The shift happened when I moved closer to principal-side work, first in corporate development and strategy at Fertitta Entertainment and later through Sahara and Fiume. I stopped asking, "Can we get this deal done?" and started asking, "Would I want to own this decision after the closing?"

That changed everything. In real estate and private equity, the hard part is often not the transaction; it is underwriting the risk correctly, structuring capital responsibly, and living with the asset or company over time.

Professionally, that made the work much more satisfying because the scorecard became durability, judgment, and alignment instead of velocity. My advice: if finance starts feeling stale, move closer to outcomes you have to manage, not just transactions you can complete.
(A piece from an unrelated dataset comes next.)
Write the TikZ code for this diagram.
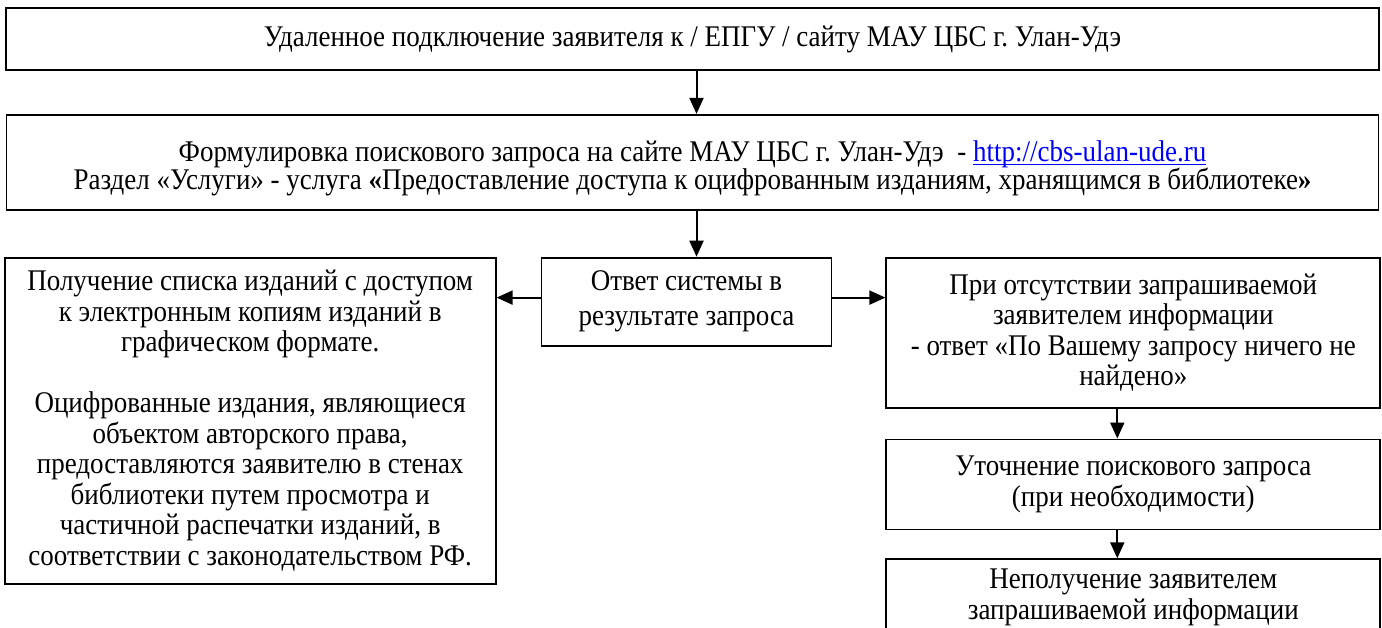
\documentclass[tikz,border=0pt]{standalone}
\usepackage{fontspec}
\setmainfont{Liberation Serif}[FakeStretch=0.9]
\usetikzlibrary{positioning,arrows.meta}
\frenchspacing
\newcommand\tightlines{\lineskiplimit=-10pt\relax}
\newcommand\weblink[1]{{\color{blue}\setbox0\hbox{#1}\rlap{\rule[-1.6pt]{\wd0}{0.6pt}}\box0}}

\begin{document}
\begin{tikzpicture}[main/.style={draw, line width=0.9pt, align=center, inner sep=2pt, font=\fontsize{15}{15.25}\selectfont},
    arr/.style={line width=1pt, -{Triangle[length=8pt,width=7pt]}}]
    \useasboundingbox (0,0) rectangle (691pt,-313.5pt);

    \node[main, minimum width=686.5pt, minimum height=31pt] (1) at (346.25pt,-19.5pt)
    {Удаленное подключение заявителя к / ЕПГУ / сайту МАУ ЦБС г. Улан-Удэ};
    \node[main, minimum width=686pt, minimum height=47.5pt, font=\fontsize{15}{14}\selectfont\tightlines] (2) [below=21.5pt of 1]
    {\rule{0pt}{16.5pt}Формулировка поискового запроса на сайте МАУ ЦБС г. Улан-Удэ~ - \weblink{http://cbs-ulan-ude.ru}\\
    Раздел «Услуги» - услуга \textbf{«}Предоставление доступа к оцифрованным изданиям, хранящимся в библиотеке\textbf{»}};

    \node[main, minimum width=145pt, minimum height=44pt, font=\fontsize{15}{17.5}\selectfont] (3) [below=23pt of 2, xshift=-3pt]
    {Ответ системы в\\ результате запроса};

    \node[main, minimum width=245.5pt, minimum height=163pt, anchor=north east] (4) at ([xshift=-22pt]3.north west)
    {Получение списка изданий с доступом\\
    к электронным копиям изданий в\\
    графическом формате.\\[15.25pt]
    Оцифрованные издания, являющиеся\\
    объектом авторского права,\\
    предоставляются заявителю в стенах\\
    библиотеки путем просмотра и\\
    частичной распечатки изданий, в\\
    соответствии с законодательством РФ.};

    \node[main, minimum width=247pt, minimum height=75pt, anchor=north west] (5) at ([xshift=26.5pt]3.north east)
    {При отсутствии запрашиваемой\\
    заявителем информации\\
    - ответ «По Вашему запросу ничего не\\
    найдено»};
    \node[main, minimum width=247pt, minimum height=45pt] (6) [below=15pt of 5]
    {Уточнение поискового запроса\\ (при необходимости)};
    \node[main, minimum width=247pt, minimum height=38pt] (7) [below=14pt of 6]
    {Неполучение заявителем\\ запрашиваемой информации};

    \draw[arr] ([xshift=2pt]1.south) -- ([xshift=2pt]2.north);
    \draw[arr] ([xshift=5pt]3.north |- 2.south) -- ([xshift=5pt]3.north);
    \draw[arr] ([yshift=2pt]3.west) -- ([yshift=2pt]3.west -| 4.east);
    \draw[arr] ([yshift=2pt]3.east) -- ([yshift=2pt]3.east -| 5.west);
    \draw[arr] ([xshift=-8pt]5.south) -- ([xshift=-8pt]6.north);
    \draw[arr] ([xshift=-8pt]6.south) -- ([xshift=-8pt]7.north);
\end{tikzpicture}
\end{document}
Define Success By Client Clarity

My plateau hit while I was still working within established institutional structures at Riverstone and later Brightway. I had the clients, the credentials, the process—but something felt hollow. I was optimizing for the firm's framework, not for what clients actually needed.
The shift came when I stopped measuring success by how well I fit the institution and started measuring it by whether clients were leaving conversations with genuine clarity. That's a harder thing to quantify, but it's real. One business owner I worked with didn't need a better portfolio—he needed someone to tell him his business structure was quietly exposing his personal assets. That conversation changed more for him than any rebalancing ever would have.
That realization is what pushed me to launch Seek & Find Financial in 2021. Independence wasn't about ego—it was the only way I could define success on terms that actually mattered: did this person understand their situation better, and did they have a concrete next step?
If you're plateaued in finance, ask yourself whether the scorecard you're chasing belongs to you or to the system you're inside. That question is uncomfortable, but it's the one that actually moves things.